One might think that electronic music genres like techno and EDM would leave little room for personal exploration, but Canada-via-Ukraine producer and DJ Rezz would argue otherwise. Her fifth album As the Pendulum Swings may serve as her most musically mature set of songs to date, yet behind the industrial clamor lies a sense of morbid intrigue fueled by the artist’s childhood years of mischief.
Alongside the record’s release today, Rezz shares with us how several formative experiences from her early days may have had a hand in shaping these songs, ranging from the dark aura of her older brother’s basement bedroom to premature experiences with psychedelic drugs and certain cult films that achieved their status at least in part due to their gruesome nature. Yet as Pendulum proves, it wasn’t just the negative effects of these experiences that shaped the music she creates—there’s a sense of titillation to these songs comparable only to feelings of fear during early development, while its colorful textures bring to mind films like those of Gaspar Noe.
Stream the record below, and read on for Rezz’s full set of non-musical influences. Also, I hope this goes without saying, but kids: experimenting with psychedelics and disturbing movies will not make you Rezz!
Trippy films like Requiem for a Dream and Enter the Void
Both of these movies carried a very specific feel for me upon discovering them at a young age. Not only the color schemes, but also the editing, visuals, unique angles, and storylines. They both carry a very dark tone throughout, and in my own mind, I’m able to hear and make music that I feel could suit many of the scenes, both in a “high-speed alleyway” type of vibe, but also in a slow, psychedelic way. The drug scenes—although I haven’t experienced addiction in the ways showcased in Requiem, just through watching—the feelings are palpable to a point where I could imagine what they were feeling while feeling it. Through that darkness and pain, I’m able to source inspiration.

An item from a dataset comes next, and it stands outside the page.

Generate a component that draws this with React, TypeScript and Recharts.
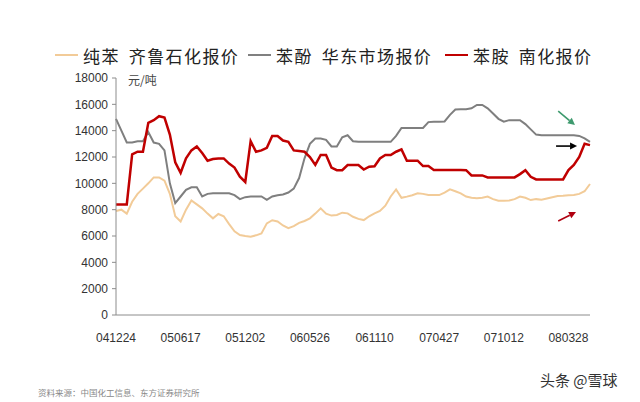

My brother’s basement bedroom
My brother lived in my parents’ basement, and at the time—when I was four—he had the walls red, plus many decorations that were also red, creepy, and overall had a generally dark aesthetic. There were old busted-up action figures, swords on the walls, comic books, and custom art pieces he would create. Being a young child, I would always ask, “Can I come downstairs?”—which he probably found annoying, but ever since then my favorite color was red and I had a deep love for horror/creepy aesthetics. The aura of the room still inspires me to this day.

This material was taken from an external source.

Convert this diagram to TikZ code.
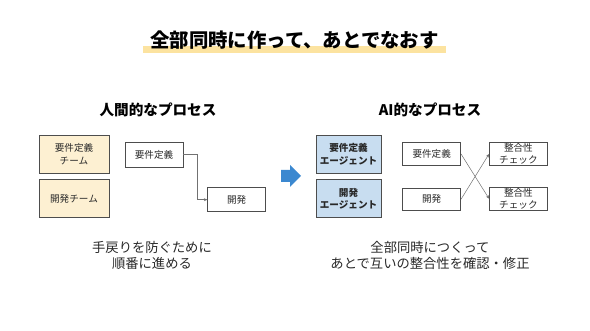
\documentclass[tikz,border=0pt]{standalone}
\usepackage{fontspec}
\setmainfont{Noto Sans CJK JP}
\usepackage{tikz}
\usetikzlibrary{arrows.meta,positioning}
\definecolor{MarkerYellow}{RGB}{252,227,160}
\definecolor{TeamCream}{RGB}{253,240,210}
\definecolor{AgentBlue}{RGB}{200,221,240}
\definecolor{ShiftBlue}{RGB}{59,136,208}
\definecolor{Edge}{RGB}{77,77,77}
\definecolor{Ink}{RGB}{40,40,40}

\begin{document}
\begin{tikzpicture}[
  x=1pt, y=-1pt,
  font=\fontsize{9.6}{12.5}\selectfont,
  box/.style={draw=Edge, line width=0.7pt, fill=white, align=center, text=Ink,
    inner sep=0pt, minimum width=58pt, minimum height=24pt},
  team/.style={box, fill=TeamCream, minimum width=70pt, minimum height=38pt},
  agent/.style={box, fill=AgentBlue, minimum width=65pt, minimum height=38pt,
    font=\fontsize{9.6}{12.5}\selectfont\bfseries},
  heading/.style={font=\fontsize{14.6}{17}\selectfont\bfseries, text=black},
  caption/.style={font=\fontsize{13.3}{15.5}\selectfont, align=center, text=Ink},
  arr/.style={-{Stealth[length=3.5pt,width=3pt]}, line width=0.5pt, draw=Edge!80},
]
\useasboundingbox (0,0) rectangle (590,331);

% title with marker
\fill[MarkerYellow] (143,46) rectangle (446,53);
\node[font=\fontsize{19.4}{22}\selectfont\bfseries, text=black] (title) at (294.5,40) {全部同時に作って、あとでなおす};

% human process
\node[heading] (human) at (158,110) {人間的なプロセス};
\node[team] (reqteam) at (74,154) {要件定義\\チーム};
\node[team, below=6pt of reqteam] (devteam) {開発チーム};
\node[box, minimum height=25pt] (req) at (154,154.5) {要件定義};
\node[box, below right=20pt and 24pt of req] (dev) {開発};
\draw[arr] (req.east) -- ++(14,0) |- (dev.west);
\node[caption] (humannote) at (152,255.5) {手戻りを防ぐために\\順番に進める};

% shift arrow
\fill[ShiftBlue] (281,170) -- (290,170) -- (290,165) -- (301,176)
  -- (290,187) -- (290,182) -- (281,182) -- cycle;

% AI process
\node[heading] (ai) at (430,110) {AI的なプロセス};
\node[agent] (reqagent) at (348.5,154) {要件定義\\エージェント};
\node[agent, below=6pt of reqagent] (devagent) {開発\\エージェント};
\node[box, minimum height=23pt, right=21pt of reqagent.east, anchor=west] (req2) {要件定義};
\node[box, minimum height=22pt, below=22pt of req2] (dev2) {開発};
\node[box, minimum height=23pt, right=28pt of req2] (check1) {整合性\\チェック};
\node[box, minimum height=23pt, below=21pt of check1] (check2) {整合性\\チェック};
\draw[arr] (req2.east) -- (check2.west);
\draw[arr] (dev2.east) -- (check1.west);
\node[caption] (ainote) at (430,255.5) {全部同時につくって\\あとで互いの整合性を確認・修正};
\end{tikzpicture}
\end{document}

Psychedelics at an early age
I wasn't sure how to talk about this, but I'd be lying to understate the significance of these experiences. At just 15, I was experimenting with psychedelics (specifically mushrooms, but others, too) and honestly, that experience changed my life as a young teenage girl. At the time it felt like a massive shift in me, spiritually. I’m not even super spiritual by any means, but something about the experience made me a kinder, more self-aware, creative person. I got what I needed from it, and actually haven’t had interest in them since my teenage years. It inspired me visually, in a major way. I recall seeing plenty of eyeballs and mouths, while tripping. In general, there were many visuals accompanying a mushroom trip, as I’m sure many know—and there were many moments of me feeling hypnotized by the visuals. And, well, you can see that in my art often!
Visual art
Visuals, in general, play a massive role in my inspiration, whether it be a deck of cards, dice, eyeballs, marionettes, yin-yang symbols, creepy dolls, hands, optical illusions, the color red, or, of course, the spiral. When I view these images, it immediately inspires me. I’m very drawn to those pieces and incorporate them as much as I can in my work. It’s tough for me to pinpoint why—I guess it’s like trying to answer why you like a certain color, where you just like it! It feels like a major part of me, the visual content which I associate so heavily with.
Self-induced fear
When I was a kid, me and my friends would purposely induce fear into ourselves because we simply thought it was fun. We’d go to abandoned buildings, graveyards, and places we weren’t supposed to visit. We even played with Ouija boards. We all got a kick out of it, and would mess with each other thinking the Ouija board was moving when really it was just one of us. We’d go to creepy locations like under a bridge and even make up storylines of what may have happened there—we’d get so spooked out that we’d run away in genuine fear at our own stories. This experience showed me that I loved to feel creeped out. The feeling that horror gives me is exciting—it doesn’t genuinely scare me the way real-life things do, but the imagery and storylines excite me and it really takes me out of my own head and into an imaginary type of world, which is a major source of inspiration to me.